The present invention also provides a method for precisely compensating an AMOLED display device, which comprises:

(1) the data processor processing image data from a video source and compensation data from a compensation unit and outputting compensated image data, the image data having a first color depth, the compensation data and the compensated image data having a second color depth that is greater than the first color depth;

(2) the frame rate control module adjusting the compensated image data to the first color depth;

(3) the timing controller generating a timing control signal according to an output from the frame rate control module;

(4) the driver driving a display panel that comprises AMOLED based pixels according to the timing control signal;

(5) the display measurement module measuring homogeneity of displaying of the display panel the display panel; and

(6) the compensation unit generating and transmitting compensation data of second color depth according the measurement result of the display measurement module to the data processor.

Wherein, the first color depth is 8 bits.

Wherein, the second color depth is 10 bits.

Wherein, the compensation unit comprises a look-up table.

Wherein, the display panel supports the first color depth.

The present invention further provides an AMOLED display device, which comprises:

a display panel, which comprises AMOLED based pixels;

a compensation unit, which generates and transmits compensation data of second color depth according the measurement result of the display measurement module to the data processor; and

wherein the first color depth is 8 bits;

wherein the second color depth is 10 bits;

wherein the compensation unit comprises a look-up table; and

wherein the display panel supports the first color depth

The present invention provides an AMOLED display device that improves preciseness of compensation for aging compensation of OLEDs. The present invention provides a method for precisely compensating aging of an AMOLED display device that improves the preciseness of compensating AMOLED display device.

BRIEF DESCRIPTION OF THE DRAWINGS

The technical solution, as well as beneficial advantages, of the present invention will be apparent from the following detailed description of an embodiment of the present invention, with reference to the attached drawings.

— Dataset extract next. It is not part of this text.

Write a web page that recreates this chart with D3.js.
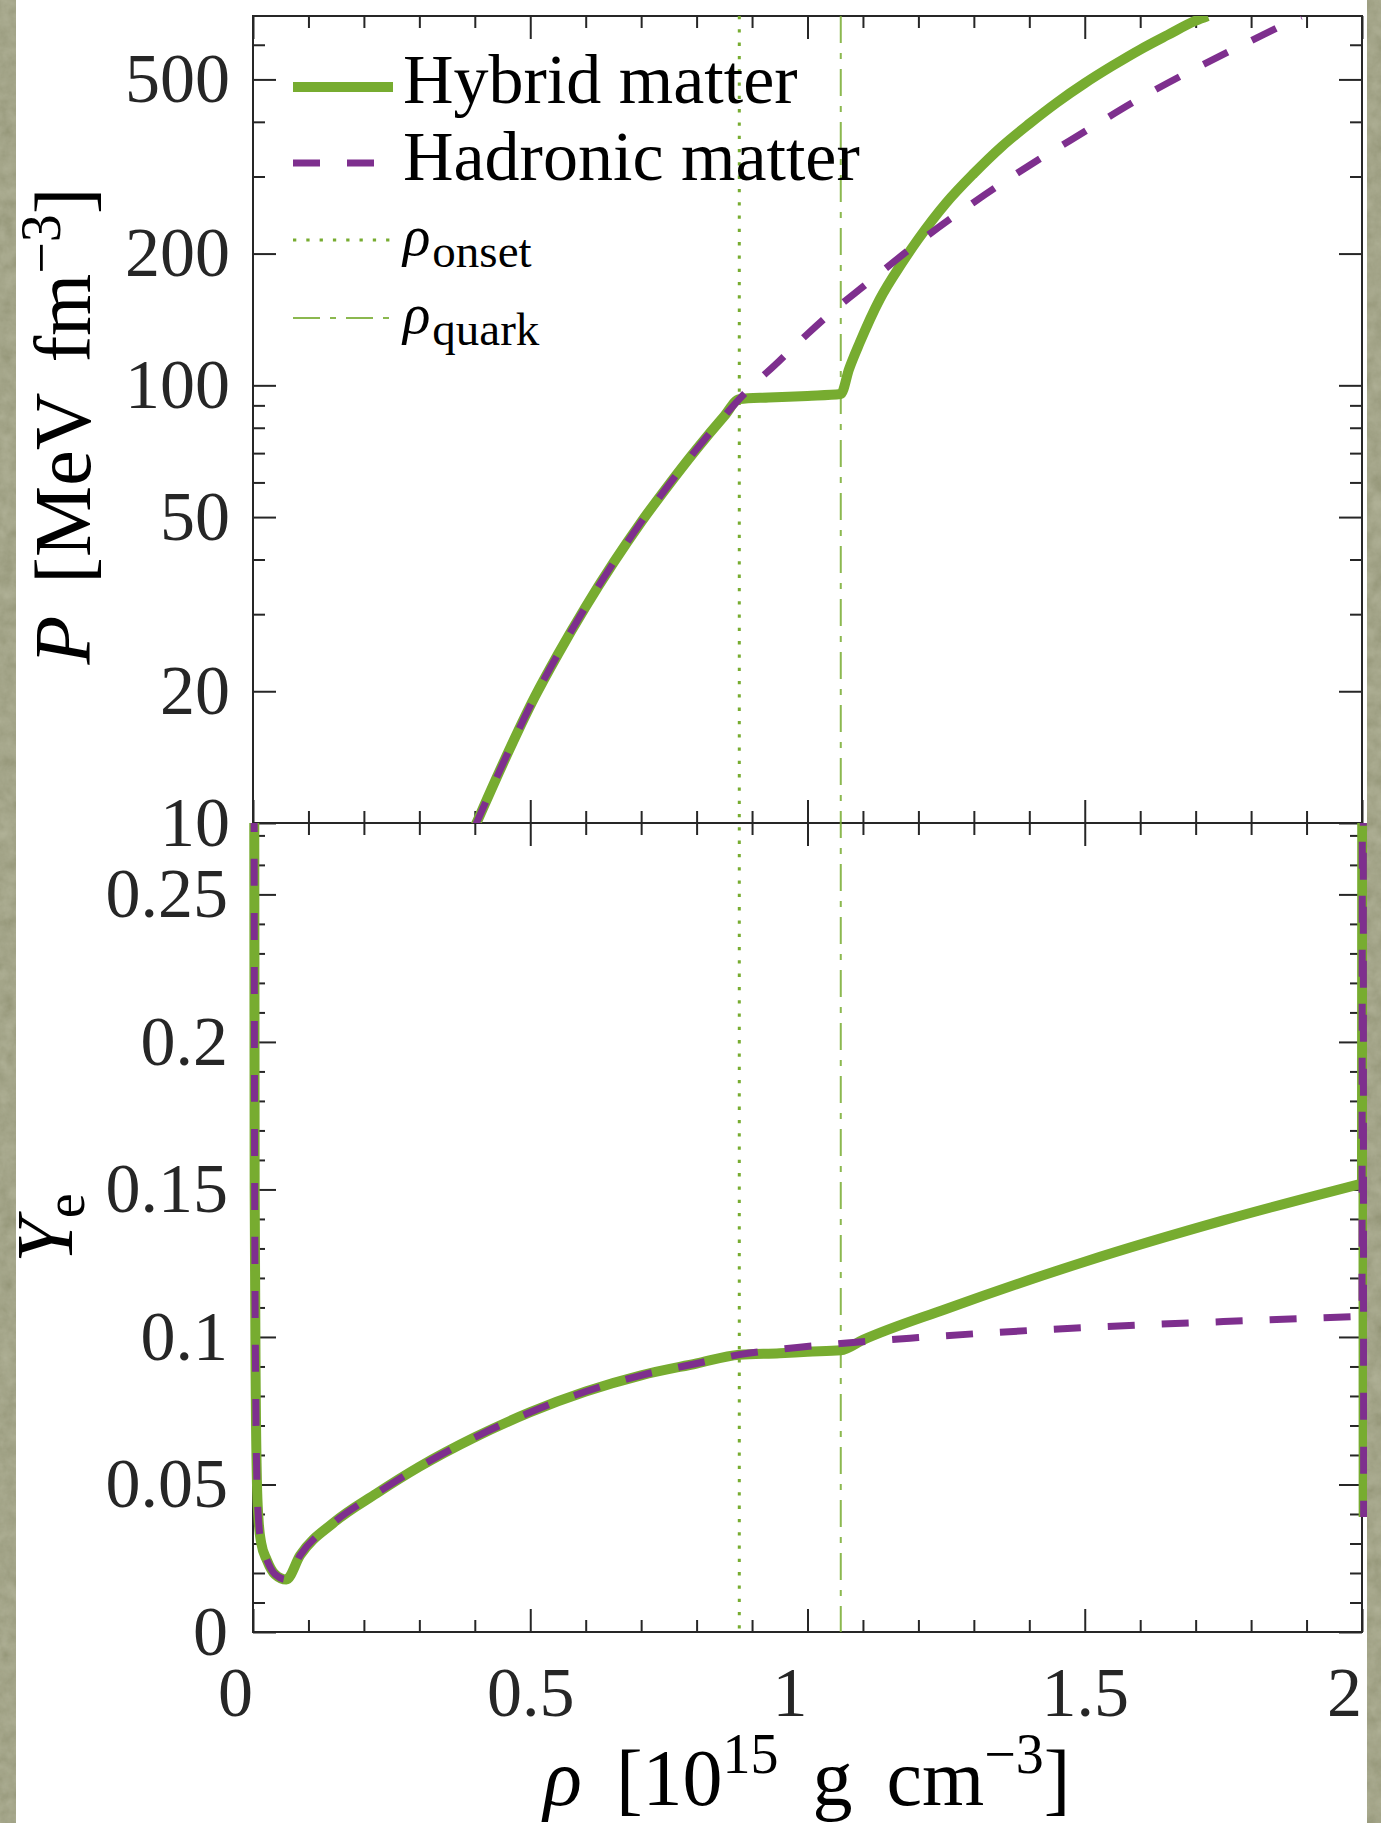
<!DOCTYPE html>
<html><head><meta charset="utf-8">
<script src="https://cdn.jsdelivr.net/npm/d3@7/dist/d3.min.js"></script>
<style>html,body{margin:0;padding:0;background:#fff;} svg{display:block;}</style>
</head><body>
<script>
// ---------------- data ----------------
const rhoP_hybrid = [0.40,0.45,0.508,0.55,0.60,0.65,0.70,0.75,0.80,0.85,0.877,0.93,1.0,1.06,1.075,1.094,1.13,1.17,1.20,1.25,1.30,1.35,1.40,1.45,1.50,1.55,1.60,1.65,1.70,1.722];
const P_hybrid    = [9.8,13.6,19.4,24.3,31.2,39.3,48.7,59.3,71.5,85.1,93,93.8,94.6,95.5,109,125,157,190,216,261,305,351,396,443,490,537,585,632,681,698];
const rhoP_hadronic = [0.40,0.45,0.508,0.55,0.60,0.65,0.70,0.75,0.80,0.85,0.877,0.95,1.0,1.06,1.10,1.20,1.30,1.40,1.50,1.60,1.70,1.80,1.89];
const P_hadronic    = [9.8,13.6,19.4,24.3,31.2,39.3,48.7,59.3,71.5,85.1,93,114,131,153,168,212,262,318,380,453,530,613,697];

const rhoYe_hybrid = [0.001,0.003,0.005,0.007,0.010,0.015,0.025,0.040,0.060,0.085,0.145,0.223,0.30,0.40,0.50,0.60,0.70,0.80,0.877,0.95,1.0,1.06,1.10,1.25,1.5,1.75,2.0,2.0015,2.003];
const Ye_hybrid    = [0.50,0.15,0.08,0.0515,0.038,0.030,0.0244,0.0195,0.0178,0.026,0.037,0.047,0.056,0.066,0.0745,0.0815,0.087,0.091,0.094,0.0945,0.095,0.0955,0.099,0.1095,0.1255,0.1395,0.152,0.60,0.039];
const rhoYe_hadronic = [0.001,0.003,0.005,0.007,0.010,0.015,0.025,0.040,0.060,0.085,0.145,0.223,0.30,0.40,0.50,0.60,0.70,0.80,0.877,0.95,1.06,1.2,1.5,1.75,2.0,2.0015,2.003];
const Ye_hadronic    = [0.50,0.15,0.08,0.0515,0.038,0.030,0.0244,0.0195,0.0178,0.026,0.037,0.047,0.056,0.066,0.0745,0.0815,0.087,0.091,0.094,0.0958,0.0978,0.0998,0.1032,0.1052,0.107,0.60,0.039];

const rhoOnset = 0.877, rhoQuark = 1.06;

const xMajor = [0,0.5,1,1.5,2];
const xLabels = ["0","0.5","1","1.5","2"];
const xMinor = [0.1,0.2,0.3,0.4,0.6,0.7,0.8,0.9,1.1,1.2,1.3,1.4,1.6,1.7,1.8,1.9];
const pMajor = [10,20,50,100,200,500];
const pLabels = ["10","20","50","100","200","500"];
const pMinor = [30,40,60,70,80,90,300,400,600];
const yeMajor = [0,0.05,0.1,0.15,0.2,0.25];
const yeLabels = ["0","0.05","0.1","0.15","0.2","0.25"];
const yeMinor = [0.01,0.02,0.03,0.04,0.06,0.07,0.08,0.09,0.11,0.12,0.13,0.14,0.16,0.17,0.18,0.19,0.21,0.22,0.23,0.24,0.26,0.27];

const legendNames = ["Hybrid matter","Hadronic matter"];
const legendSubs = ["onset","quark"];

// ---------------- layout ----------------
const W = 1381, H = 1823;
const X0 = 253, X1 = 1362, YT = 16, YM = 823, YB = 1632;
const AX = "#262626", GREEN = "#77AC30", PURPLE = "#7E2F8E";
const FONT = "'Liberation Serif', 'Times New Roman', serif";

const x = d3.scaleLinear().domain([0, 2.0]).range([X0, X1]);
const yP = d3.scaleLog().domain([10, 698]).range([YM, YT]);
const yY = d3.scaleLinear().domain([0, 0.2742]).range([YB, YM]);

const svg = d3.select("body").append("svg").attr("width", W).attr("height", H);
const defs = svg.append("defs");
const f = defs.append("filter").attr("id","noise").attr("x",0).attr("y",0).attr("width","100%").attr("height","100%");
f.append("feTurbulence").attr("type","fractalNoise").attr("baseFrequency","0.07").attr("numOctaves",4).attr("seed",5).attr("result","t");
f.append("feColorMatrix").attr("in","t").attr("type","matrix")
  .attr("values","0.3 0.3 0.3 0 0.02  0.3 0.3 0.3 0 0.03  0.3 0.3 0.3 0 -0.05  0 0 0 0 1");
defs.append("clipPath").attr("id","clipTop").append("rect").attr("x",X0-12).attr("y",YT).attr("width",X1-X0+24).attr("height",YM-YT);
defs.append("clipPath").attr("id","clipBot").append("rect").attr("x",X0-12).attr("y",YM).attr("width",X1-X0+24).attr("height",YB-YM);

svg.append("rect").attr("width",W).attr("height",H).attr("fill","#fff");

// ---------------- frames & ticks ----------------
function tickAxis(axisFn, scale, vals, len, labels, pad, tx, ty) {
  const ax = axisFn(scale).tickValues(vals).tickSize(-len).tickSizeOuter(0);
  if (labels) ax.tickFormat((d,i)=>labels[i]).tickPadding(pad); else ax.tickFormat("");
  const g = svg.append("g").attr("transform", `translate(${tx},${ty})`).call(ax);
  g.select(".domain").remove();
  g.selectAll("line").attr("stroke", AX).attr("stroke-width", 2);
  g.selectAll("text").attr("fill", AX).style("font-family", FONT).style("font-size","70px");
  return g;
}
const MJ = 23, MN = 12;
// top panel
tickAxis(d3.axisLeft, yP, pMajor, MJ, pLabels, 23, X0, 0);
tickAxis(d3.axisLeft, yP, pMinor, MN, null, 0, X0, 0);
tickAxis(d3.axisRight, yP, pMajor, MJ, null, 0, X1, 0);
tickAxis(d3.axisRight, yP, pMinor, MN, null, 0, X1, 0);
tickAxis(d3.axisTop, x, xMajor, MJ, null, 0, 0, YT);
tickAxis(d3.axisTop, x, xMinor, MN, null, 0, 0, YT);
tickAxis(d3.axisBottom, x, xMajor, MJ, null, 0, 0, YM);
tickAxis(d3.axisBottom, x, xMinor, MN, null, 0, 0, YM);
// bottom panel
tickAxis(d3.axisLeft, yY, yeMajor, MJ, yeLabels, 25, X0, 0);
tickAxis(d3.axisLeft, yY, yeMinor, MN, null, 0, X0, 0);
tickAxis(d3.axisRight, yY, yeMajor, MJ, null, 0, X1, 0);
tickAxis(d3.axisRight, yY, yeMinor, MN, null, 0, X1, 0);
tickAxis(d3.axisTop, x, xMajor, MJ, null, 0, 0, YM);
tickAxis(d3.axisTop, x, xMinor, MN, null, 0, 0, YM);
const xb = tickAxis(d3.axisBottom, x, xMajor, MJ, xLabels, 34, 0, YB);
xb.selectAll("text").attr("dx", (d,i)=> xLabels[i].indexOf(".")<0 ? -18 : 0);
tickAxis(d3.axisBottom, x, xMinor, MN, null, 0, 0, YB);

svg.append("rect").attr("x",X0).attr("y",YT).attr("width",X1-X0).attr("height",YM-YT)
  .attr("fill","none").attr("stroke",AX).attr("stroke-width",2);
svg.append("rect").attr("x",X0).attr("y",YM).attr("width",X1-X0).attr("height",YB-YM)
  .attr("fill","none").attr("stroke",AX).attr("stroke-width",2);

// ---------------- vertical marker lines ----------------
svg.append("line").attr("x1",x(rhoOnset)).attr("x2",x(rhoOnset)).attr("y1",YT).attr("y2",YB)
  .attr("stroke",GREEN).attr("stroke-width",3).attr("stroke-dasharray","3.3,10");
svg.append("line").attr("x1",x(rhoQuark)).attr("x2",x(rhoQuark)).attr("y1",YT).attr("y2",YB)
  .attr("stroke",GREEN).attr("stroke-width",2).attr("stroke-opacity",0.85).attr("stroke-dasharray","27,10,6,10");

// ---------------- curves ----------------
const lineP = d3.line().x(d=>x(d[0])).y(d=>yP(d[1])).curve(d3.curveMonotoneX);
const lineY = d3.line().x(d=>x(d[0])).y(d=>yY(d[1])).curve(d3.curveMonotoneX);
const lineYlin = d3.line().x(d=>x(d[0])).y(d=>yY(d[1]));

const gTop = svg.append("g").attr("clip-path","url(#clipTop)");
gTop.append("path").datum(d3.zip(rhoP_hybrid, P_hybrid)).attr("d", lineP)
  .attr("fill","none").attr("stroke",GREEN).attr("stroke-width",10).attr("stroke-linejoin","round");
gTop.append("path").datum(d3.zip(rhoP_hadronic, P_hadronic)).attr("d", lineP)
  .attr("fill","none").attr("stroke",PURPLE).attr("stroke-width",7).attr("stroke-dasharray","27,27").attr("stroke-linejoin","round");

// Ye: smooth body + linear tail at the right edge (same series, split for drawing)
function yePath(rhoArr, yeArr) {
  const pts = d3.zip(rhoArr, yeArr);
  const body = pts.slice(0, pts.length - 2);
  const tail = pts.slice(pts.length - 3);
  return lineY(body) + lineYlin(tail).replace(/^M[^L]*/, "L" + tail[0].map((v,i)=> i? yY(v): x(v)).join(","));
}
const gBot = svg.append("g").attr("clip-path","url(#clipBot)");
gBot.append("path").attr("d", yePath(rhoYe_hybrid, Ye_hybrid))
  .attr("fill","none").attr("stroke",GREEN).attr("stroke-width",10).attr("stroke-linejoin","round");
gBot.append("path").attr("d", yePath(rhoYe_hadronic, Ye_hadronic))
  .attr("fill","none").attr("stroke",PURPLE).attr("stroke-width",7).attr("stroke-dasharray","27,27").attr("stroke-linejoin","round");

// ---------------- legend ----------------
const LX0 = 293, LX1 = 393, LT = 403;
const lg = svg.append("g");
lg.append("line").attr("x1",LX0).attr("x2",LX1).attr("y1",87).attr("y2",87).attr("stroke",GREEN).attr("stroke-width",10);
lg.append("line").attr("x1",LX0).attr("x2",LX1).attr("y1",163).attr("y2",163).attr("stroke",PURPLE).attr("stroke-width",7).attr("stroke-dasharray","27,27");
lg.append("line").attr("x1",LX0).attr("x2",LX1).attr("y1",240).attr("y2",240).attr("stroke",GREEN).attr("stroke-width",3).attr("stroke-dasharray","3.3,10");
lg.append("line").attr("x1",LX0).attr("x2",LX1).attr("y1",318).attr("y2",318).attr("stroke",GREEN).attr("stroke-width",2).attr("stroke-opacity",0.85).attr("stroke-dasharray","27,10,6,10");
[103,180].forEach((by,i)=>{
  lg.append("text").attr("x",LT).attr("y",by).attr("fill","#000").style("font-family",FONT).style("font-size","70px").text(legendNames[i]);
});
[255,333].forEach((by,i)=>{
  const t = lg.append("text").attr("x",LT).attr("y",by).attr("fill","#000").style("font-family",FONT);
  t.append("tspan").style("font-size","57px").style("font-style","italic").text("ρ");
  t.append("tspan").attr("dy",12).attr("dx",2).style("font-size","47px").text(legendSubs[i]);
});

// ---------------- axis labels ----------------
const yl = svg.append("text").attr("transform","translate(90,426) rotate(-90)").attr("text-anchor","middle")
  .attr("fill","#000").style("font-family",FONT).style("font-size","80px");
yl.append("tspan").style("font-style","italic").text("P");
yl.append("tspan").attr("dx",32).text("[MeV");
yl.append("tspan").attr("dx",30).text("fm");
yl.append("tspan").attr("dy",-30).style("font-size","56px").text("−3");
yl.append("tspan").attr("dy",30).text("]");

const yl2 = svg.append("text").attr("transform","translate(72,1228) rotate(-90)").attr("text-anchor","middle")
  .attr("fill","#000").style("font-family",FONT).style("font-size","80px");
yl2.append("tspan").style("font-style","italic").text("Y");
yl2.append("tspan").attr("dy",12).style("font-size","56px").text("e");

const xl = svg.append("text").attr("x",807).attr("y",1805).attr("text-anchor","middle")
  .attr("fill","#000").style("font-family",FONT).style("font-size","80px");
xl.append("tspan").style("font-style","italic").text("ρ");
xl.append("tspan").attr("dx",34).text("[10");
xl.append("tspan").attr("dy",-32).style("font-size","56px").text("15");
xl.append("tspan").attr("dy",32).attr("dx",34).text("g");
xl.append("tspan").attr("dx",34).text("cm");
xl.append("tspan").attr("dy",-32).style("font-size","56px").text("−3");
xl.append("tspan").attr("dy",32).text("]");

// ---------------- textured side strips ----------------
[[0,16],[1367,W-1367]].forEach(([sx,sw])=>{
  svg.append("rect").attr("x",sx).attr("y",0).attr("width",sw).attr("height",H).attr("fill","#9a9b78");
  svg.append("rect").attr("x",sx).attr("y",0).attr("width",sw).attr("height",H).attr("filter","url(#noise)").attr("opacity",0.35);
});
</script>
</body></html>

In the drawings:

FIG. 1 is a schematic view illustrating the structure of a conventional AMOLED display device that includes aging compensation function;

FIG. 2 illustrates Ids-Vgs characteristic curve of an integrated circuit that drives OLEDs for Vds being equal to −10V and −0.1V;

FIG. 3 is a schematic view illustrating the principle of the conventional FRC technique;

FIG. 4 is a schematic view illustrating the structure of an AMOLED display device according to a preferred embodiment of the present invention; and

FIG. 5 is a flow chart illustrating a method for precisely compensating aging of an AMOLED display device according to the present invention.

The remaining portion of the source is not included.